23 Ağustos 2008

MONTRÖ'YÜ TARTIŞMAYA AÇMAK TÜRKİYE'Yİ TARTIŞMAYA AÇMAKTIR - ZAFER YAPICI

AKP iktidarı önemli konularda kritik dış politika hataları yapmaya devam ediyor.

Bu hataların son örneğini de ABD askeri gemilerinin boğazlar üzerinden Karadeniz'e geçişi konusunda Montrö antlaşması hükümlerine aykırılıklara ses çıkarmaması, hatta aykırılıkları örtbas etmeye çalışması oluşturuyor. Örneğin:

1. Montrö Boğazlar Sözleşmesi'ne göre barış zamanında Karadeniz'e kıyısı olmayan devletlerin savaş gemileri Karadeniz'e geçebilmek için öncelikle Türk hükümetine diplomasi yoluyla en az 15 gün önceden bir ön bildirimde bulunmak zorunda.

Oysa Montrö'nün ilgili hükmünden büyük bir ihtimalle habersiz olan Başbakan Erdoğan 20 Ağustos tarihinde ABD'nin resmi bir bildirimde bulunmadığını açıkladı. Dolayısıyla Montrö'nün önbildirim şartının yerine getirilmediği ortaya çıktı. Montrö'nün önemli bir hükmü daha ilk dakikadan çiğnendi.

2. Montrö Boğazlar Sözleşmesi'ne göre "insani yardım" için geçecek gemiler ön bildirim süresine bir istisna oluşturuyor. Bu tür gemilerin önbildirim şartı aranmaksızın Karadeniz'e geçmeleri mümkün. Ancak tonajlarının en fazla 8 bin ton olması gerekiyor.

Yani, Montrö'ye göre ABD gemilerinin Karadeniz'e geçişi, önbildirim koşuluna uymadıkları için, sadece savaş gemileri olmamaları ve 8 bin tonun altında olmaları durumlarında mümkün.

ABD sanki önbildirim koşullarını yerine getirmiş gibi yapılan tonaj tartışmaları anlamsız!

ABD hem bildirim yapmadı, hem savaş gemisi yolladı, hem de gönderdiği gemiler 8 bin tonun altında değil, kat kat üstünde.

Üç koldan Montrö'ye aykırılık sözkonusu...

* * *

Montrö'ye aykırılıklar, önemli küresel gelişmelerin yaşandığı günlerde gerçekleşiyor.
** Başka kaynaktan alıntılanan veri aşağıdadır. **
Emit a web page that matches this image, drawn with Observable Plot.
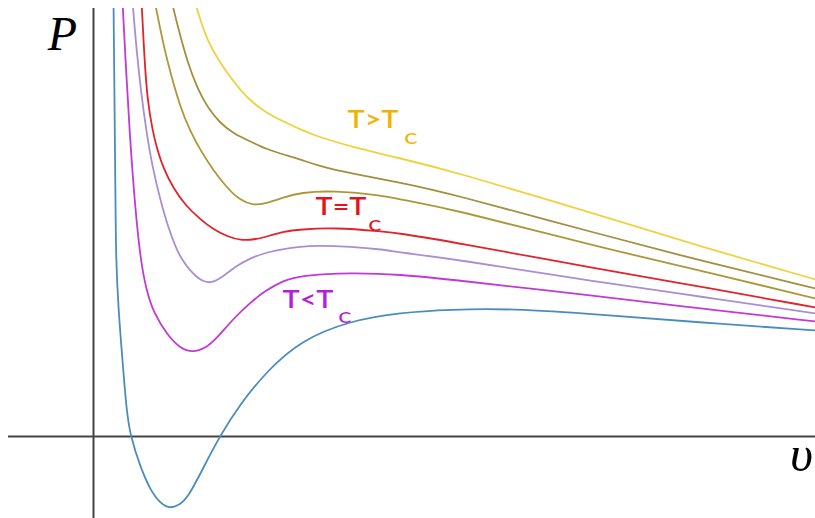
<!DOCTYPE html>
<html><head><meta charset="utf-8">
<script src="https://cdn.jsdelivr.net/npm/d3@7"></script>
<script src="https://cdn.jsdelivr.net/npm/@observablehq/plot@0.6"></script>
<style>body{margin:0;background:#fff}</style>
</head><body><div id="chart"></div>
<script>
// Isotherms, [v, P] pairs in arbitrary units
const isoBlue = [[0.20,4.36],[0.21,3.36],[0.22,2.36],[0.225,1.76],[0.25,1.26],[0.29,0.76],[0.33,0.26],[0.37,0],[0.47,-0.31],[0.57,-0.54],[0.67,-0.67],[0.76,-0.72],[0.85,-0.69],[0.94,-0.62],[1.10,-0.31],[1.26,0],[1.47,0.33],[1.74,0.66],[2.07,0.96],[2.57,1.16],[3.07,1.24],[3.57,1.27],[4.17,1.28],[5.07,1.22],[6.07,1.14],[7.22,1.06]];
const isoMagenta = [[0.29,4.36],[0.32,3.76],[0.36,3.06],[0.41,2.36],[0.47,1.76],[0.53,1.46],[0.60,1.24],[0.74,1.01],[0.87,0.88],[0.99,0.84],[1.12,0.88],[1.24,0.99],[1.40,1.18],[1.57,1.34],[1.72,1.46],[1.90,1.56],[2.07,1.61],[2.57,1.64],[3.07,1.62],[3.57,1.57],[5.07,1.40],[6.07,1.28],[7.22,1.15]];
const isoLavender = [[0.39,4.36],[0.43,3.86],[0.48,3.41],[0.53,3.04],[0.59,2.69],[0.67,2.36],[0.75,2.08],[0.82,1.90],[0.87,1.79],[0.97,1.65],[1.07,1.56],[1.17,1.53],[1.27,1.58],[1.42,1.70],[1.54,1.77],[1.74,1.85],[2.07,1.90],[2.24,1.91],[2.57,1.90],[2.90,1.87],[3.07,1.84],[3.57,1.78],[5.07,1.54],[6.07,1.40],[7.22,1.23]];
const isoRed = [[0.48,4.36],[0.51,3.76],[0.54,3.36],[0.59,3.06],[0.64,2.86],[0.70,2.68],[0.80,2.48],[0.92,2.31],[1.07,2.17],[1.20,2.07],[1.34,2.00],[1.47,1.96],[1.62,1.97],[1.77,2.01],[1.90,2.05],[2.07,2.07],[2.40,2.09],[2.90,2.05],[3.07,2.03],[3.57,1.95],[5.07,1.67],[6.07,1.50],[7.22,1.29]];
const isoOliveLow = [[0.61,4.36],[0.67,4.06],[0.74,3.74],[0.87,3.28],[0.97,3.05],[1.07,2.86],[1.20,2.66],[1.34,2.48],[1.47,2.36],[1.60,2.31],[1.72,2.33],[1.90,2.39],[2.07,2.44],[2.40,2.46],[2.90,2.41],[3.07,2.37],[3.57,2.28],[5.07,1.89],[6.07,1.66],[7.22,1.38]];
const isoOliveHigh = [[0.78,4.36],[0.84,4.11],[0.94,3.74],[1.04,3.48],[1.14,3.29],[1.27,3.13],[1.40,3.03],[1.57,2.95],[1.74,2.87],[1.90,2.82],[2.07,2.77],[2.24,2.71],[2.57,2.63],[3.07,2.54],[3.57,2.43],[5.07,2.02],[6.07,1.76],[7.22,1.48]];
const isoYellow = [[1.01,4.36],[1.07,4.16],[1.14,3.96],[1.24,3.78],[1.34,3.63],[1.47,3.46],[1.60,3.33],[1.74,3.23],[1.90,3.15],[2.07,3.07],[2.24,3.00],[2.57,2.90],[3.07,2.78],[3.57,2.66],[5.07,2.21],[6.07,1.90],[7.22,1.57]];

const seriesNames = ["blue","magenta","lavender","red","oliveLow","oliveHigh","yellow"];
const seriesData = [isoBlue, isoMagenta, isoLavender, isoRed, isoOliveLow, isoOliveHigh, isoYellow];

// Labels (data units)
const labelMain = ["T>T","T=T","T<T"];
const labelSub = ["C","C","C"];
const labelV = [2.54, 2.22, 1.89];
const labelP = [3.09, 2.22, 1.29];
const subV = [3.11, 2.75, 2.45];
const subP = [2.93, 2.06, 1.14];

// Styles
const seriesColors = {blue:"#4a8dbd", magenta:"#c23ad6", lavender:"#a98fd2", red:"#e2232c", oliveLow:"#ad9736", oliveHigh:"#a48f3e", yellow:"#f0d13f"};
const labelColors = ["#f0b400","#e5131c","#b41fdc"];
const labelStretch = 1.2;

const rows = seriesNames.flatMap((name, i) => seriesData[i].map(([v, P]) => ({name, v, P})));
const labels = labelMain.map((t, i) => ({t, v: labelV[i], P: labelP[i], color: labelColors[i]}));
const subs = labelSub.map((t, i) => ({t, v: subV[i], P: subP[i], color: labelColors[i]}));

const svg = Plot.plot({
  width: 815, height: 518,
  marginLeft: 0, marginRight: 0, marginTop: 8, marginBottom: 0,
  x: {domain: [-0.93, 7.22], axis: null},
  y: {domain: [-0.82, 4.28], axis: null},
  color: {type: "identity"},
  style: {background: "#fff"},
  marks: [
    Plot.ruleX([0], {y1: -0.82, y2: 4.28, stroke: "#444", strokeWidth: 2}),
    Plot.ruleY([0], {x1: -0.85, x2: 7.22, stroke: "#444", strokeWidth: 2}),
    Plot.line(rows, {x: "v", y: "P", z: "name", stroke: d => seriesColors[d.name], curve: "basis", strokeWidth: 1.8, clip: true}),
    Plot.text(labels, {x: "v", y: "P", text: "t", fill: "color", fontSize: 24, fontWeight: 600, fontFamily: "Lato", textAnchor: "start", lineAnchor: "bottom"}),
    Plot.text(subs, {x: "v", y: "P", text: "t", fill: "color", fontSize: 16, fontWeight: 600, fontFamily: "Lato", textAnchor: "start", lineAnchor: "bottom"}),
    Plot.text(["P"], {x: -0.31, y: 3.87, text: d => d, fontSize: 48, fontFamily: "Liberation Serif", fontStyle: "italic", fill: "#000", textAnchor: "middle", lineAnchor: "bottom"}),
    Plot.text(["υ"], {x: 7.08, y: -0.34, text: d => d, fontSize: 50, fontFamily: "Liberation Serif", fontStyle: "italic", fill: "#000", textAnchor: "middle", lineAnchor: "bottom"})
  ]
});
// Stretch the T labels horizontally like the reference lettering
svg.querySelectorAll("text").forEach(t => {
  const s = t.textContent;
  if (labelMain.includes(s) || labelSub.includes(s)) {
    const tr = t.getAttribute("transform");
    if (tr) t.setAttribute("transform", tr + ` scale(${labelStretch},1)`);
    else {
      const x = +t.getAttribute("x") || 0, y = +t.getAttribute("y") || 0;
      t.removeAttribute("x"); t.removeAttribute("y");
      t.setAttribute("transform", `translate(${x},${y}) scale(${labelStretch},1)`);
    }
  }
});
document.getElementById("chart").appendChild(svg);
</script>
</body></html>
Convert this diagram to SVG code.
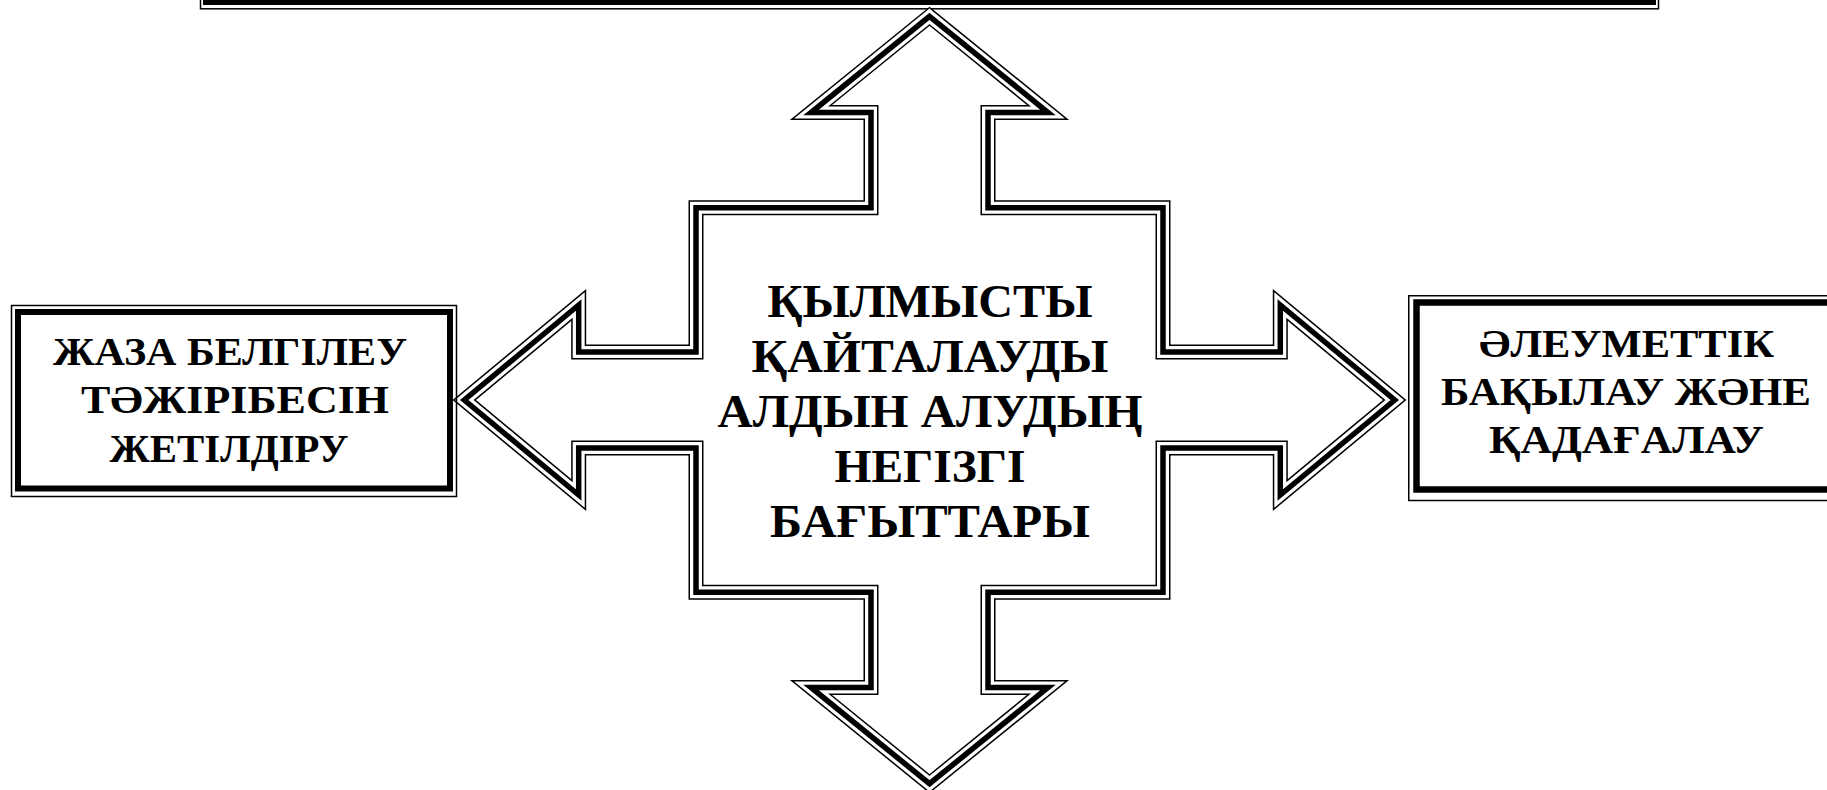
<svg xmlns="http://www.w3.org/2000/svg" xmlns:xlink="http://www.w3.org/1999/xlink" width="1827" height="790" viewBox="0 0 1827 790">
<style>
.t{font-family:"Liberation Serif","DejaVu Serif","Noto Serif",serif;font-weight:bold;fill:#000;text-anchor:middle}
.s40{font-size:40px}
.s46{font-size:46px}
.thin{fill:none;stroke:#000;stroke-width:1.5}
.thick{fill:none;stroke:#000;stroke-width:6}
.c1{fill:#fff;stroke:#000;stroke-width:15;stroke-linejoin:miter;stroke-miterlimit:10}
.c2{fill:none;stroke:#fff;stroke-width:12;stroke-linejoin:miter;stroke-miterlimit:10}
.c3{fill:none;stroke:#000;stroke-width:5.5;stroke-linejoin:miter;stroke-miterlimit:10}
</style>
<defs>
<path id="cross" d="M929.5,16.3 L1048,112.5 L988,112.5 L988,207.7 L1163,207.7 L1163,352 L1280.3,352 L1280.3,305 L1394.7,400 L1280.3,495 L1280.3,448 L1163,448 L1163,592.3 L988,592.3 L988,687.5 L1048,687.5 L929.5,783.7 L811,687.5 L871,687.5 L871,592.3 L696,592.3 L696,448 L578.7,448 L578.7,495 L464.3,400 L578.7,305 L578.7,352 L696,352 L696,207.7 L871,207.7 L871,112.5 L811,112.5 Z"/>
</defs>
<rect width="1827" height="790" fill="#fff"/>
<g id="node-top">
<rect class="thin" x="200.5" y="-200" width="1458" height="208.8"/>
<rect class="thick" x="206" y="-200" width="1447" height="202"/>
</g>
<g id="node-center">
<use xlink:href="#cross" class="c1"/>
<use xlink:href="#cross" class="c2"/>
<use xlink:href="#cross" class="c3"/>
<text class="t s46" x="930" y="316.7" textLength="325" lengthAdjust="spacingAndGlyphs">ҚЫЛМЫСТЫ</text>
<text class="t s46" x="930" y="371.7" textLength="357" lengthAdjust="spacingAndGlyphs">ҚАЙТАЛАУДЫ</text>
<text class="t s46" x="930" y="426.7" textLength="425" lengthAdjust="spacingAndGlyphs">АЛДЫН АЛУДЫҢ</text>
<text class="t s46" x="930" y="481.7" textLength="191" lengthAdjust="spacingAndGlyphs">НЕГІЗГІ</text>
<text class="t s46" x="930" y="536.7" textLength="320" lengthAdjust="spacingAndGlyphs">БАҒЫТТАРЫ</text>
</g>
<g id="node-left">
<rect class="thin" x="11.5" y="305.5" width="445" height="191" fill="#fff"/>
<rect class="thick" x="18" y="312" width="432" height="176.5"/>
<text class="t s40" x="230" y="365" textLength="354" lengthAdjust="spacingAndGlyphs">ЖАЗА БЕЛГІЛЕУ</text>
<text class="t s40" x="235" y="413.3" textLength="308" lengthAdjust="spacingAndGlyphs">ТӘЖІРІБЕСІН</text>
<text class="t s40" x="229" y="461.7" textLength="239" lengthAdjust="spacingAndGlyphs">ЖЕТІЛДІРУ</text>
</g>
<g id="node-right">
<rect class="thin" x="1408.75" y="295.75" width="436" height="204.75" fill="#fff"/>
<rect class="thick" x="1416.5" y="302.5" width="420" height="187" style="stroke-width:6.5"/>
<text class="t s40" x="1626.5" y="357" textLength="295" lengthAdjust="spacingAndGlyphs">ӘЛЕУМЕТТІК</text>
<text class="t s40" x="1626" y="405" textLength="370" lengthAdjust="spacingAndGlyphs">БАҚЫЛАУ ЖӘНЕ</text>
<text class="t s40" x="1626.5" y="453" textLength="275" lengthAdjust="spacingAndGlyphs">ҚАДАҒАЛАУ</text>
</g>
<g id="connectors"/>
</svg>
Yakın gelecekte ABD ve Rusya arasındaki nüfuz çatışmalarının en yoğun yaşanacağı bölgelerden biri Karadeniz. Ukrayna'daki Rus üssünün varlığından rahatsız olan ABD, Karadeniz'de üstünlüğü ele geçirmek için yeni planlar arayışında.

Bir gerçek var ki Karadeniz'e ABD'nin yerleşebilmesi ancak Montrö düzeninin ortadan kaldırılması ile mümkün... Bu nedenle ABD, Montrö'nün tartışılmasına zemin hazırlamaya başladı.

* * *

Değerli okurlarım, hukuki düzenlemeler, bu düzenlemelere uyulmasını sağlayacak irade olmadığı zaman daha fazla tartışmaya açılırlar.

Görünen o ki, Türkiye'nin hükümet kademelerinde bugün Montrö Sözleşmesi'ne uyulmasını sağlayacak siyasi irade ne yazık ki yok. Bu konudaki hukuki ve siyasi tehlikeleri sadece Cumhuriyet Halk Partisi vurgulayıp Meclis'e taşıyor...

Montrö Sözleşmesi'nin tartışmaya açılmasına, CHP bir tarihsel sorumluluk üstlenerek karşı çıkıyor. Ancak ne yazık ki Türkiye'yi yöneten siyasi irade bu tehlikeli sürece katkı sağlıyor...

Oysa Montrö ve Lozan Türkiye'nin kurucu antlaşmalarıdır. Türkiye Cumhuriyeti'nin bağımsızlığının iki sağlam garantisidir.

İşte bu yüzden Montrö'yü ve Lozan'ı tartışmaya açmak, Türkiye'yi tartışmaya açmaktır. Montrö'yü ve Lozan'ı tartışmaya açtırmak, Türkiye'yi tartışmaya açtırmaktır!